March 24, 2009|Ross Kerber, Globe Staff

As the faltering economy gives rise to once-unspeakable comparisons to the Great Depression, along comes this fantastic book reminding us that the financial crisis of the 1930s was solved by specific policy steps - just as the problems of today shall be in time. The thing is, most of those steps weren't the first choices of the bankers or finance ministers in charge, and their stumbles "Broke the World," as the subtitle of this sweeping history has it.

This isn't an optimistic message from Liaquat Ahamed's telling of a lost decade, a narrative organized around the lives of four central bankers from each of the world's leading powers -- the United States, Britain, France, and Germany. Each emerged from World War I with different economic priorities, and the mess of the Versailles treaty left each codependent on the others in ways that would warp their economies throughout the 1920s.

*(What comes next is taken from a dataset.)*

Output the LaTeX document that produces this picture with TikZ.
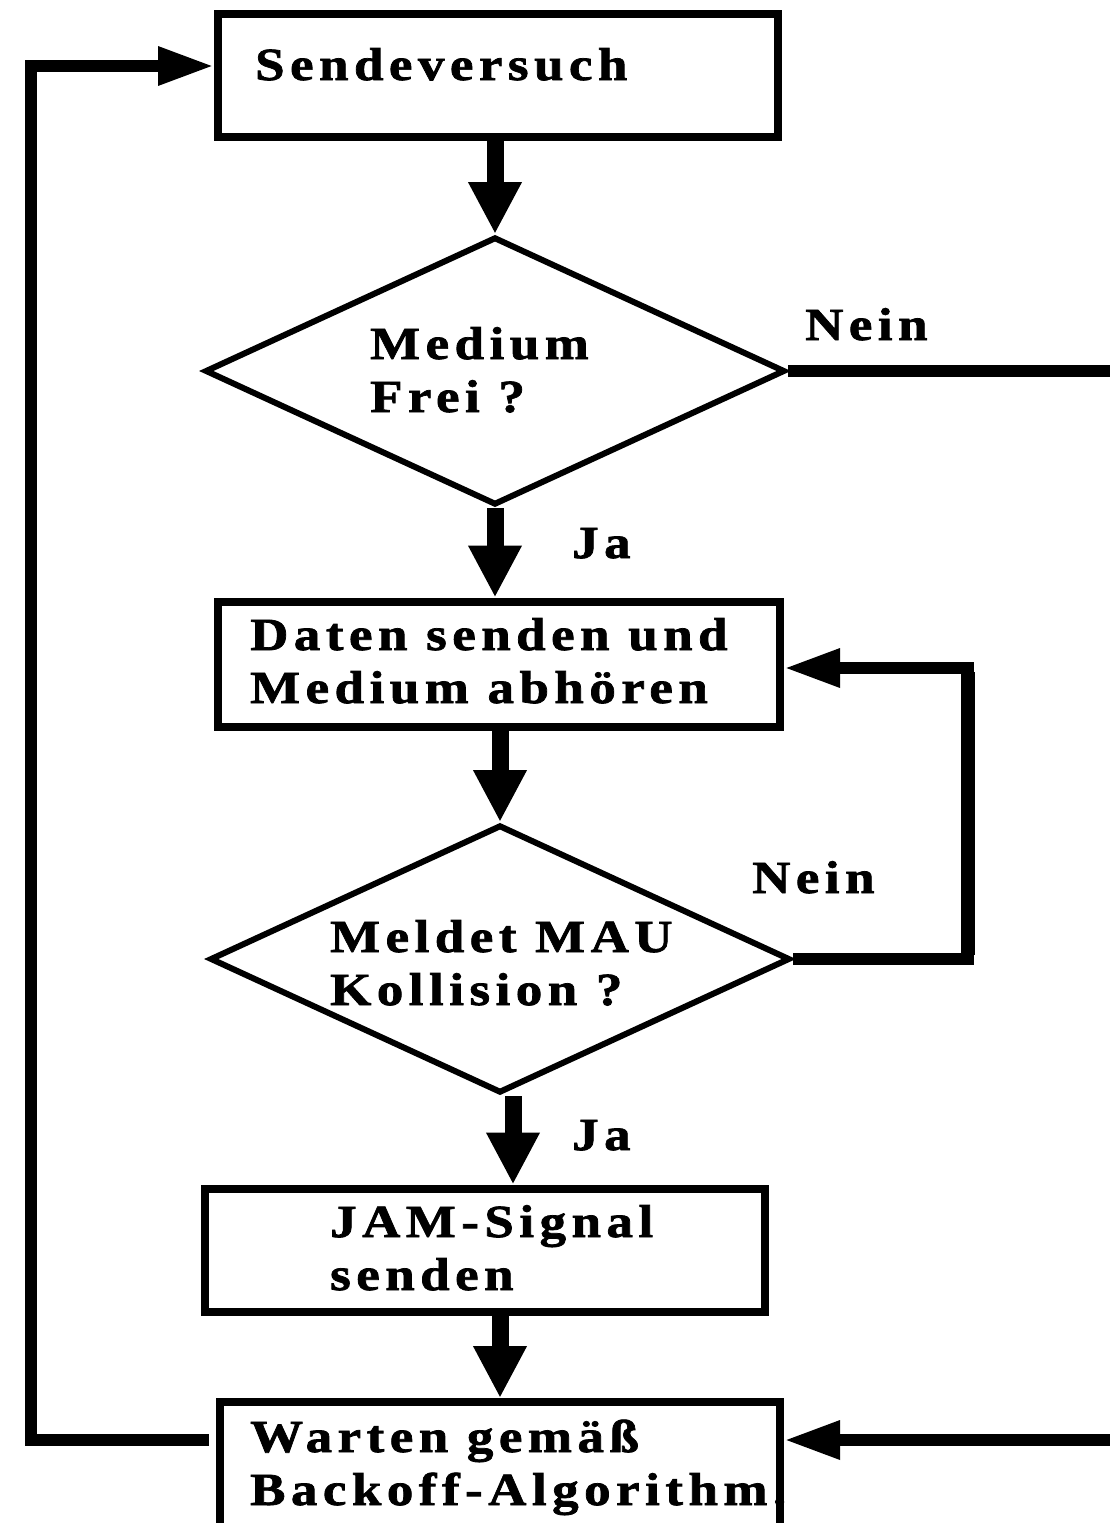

In guiding the reader through technical details of issues including the Gold Standard, reparations payments, and war debts, Ahamed shows how each national bank head struggled with the orthodoxies of the day. Sometimes it was politicians and outsiders, not bankers, who pressed for or allowed the solutions that led their economies back onto their feet, for better (Roosevelt) or worse (Hitler).

In that light the book serves as a cautionary tale of the limits of financial knowledge and the potential for officials to get it wrong at any turn. But it also should give pause to those who would try to limit officials' choices with harsh constraints on their actions, one intent of the Gold Standard that most nations used to back up their currencies through the Great War.

As Ahamed shows, the Gold Standard was flawed in many ways such as allowing mining discoveries to affect the supply of money. But in a wonderful scene, he shows why its backers -- who came to include Winston Churchill, the Britain's treasury secretary -- stuck with tradition in the face of criticism from upstart economists like John Maynard Keynes, one of the heroes of the era.

As the two and others debated over a salubrious dinner at Churchill's 11 Downing St. residence, Ahamed writes at one point, the discussion "reflected, at bottom, a philosophical divide between those who believed that governments could be trusted with discretionary power to manage the economy and those who insisted that government was fallible and therefore had to be circumscribed with strict rules."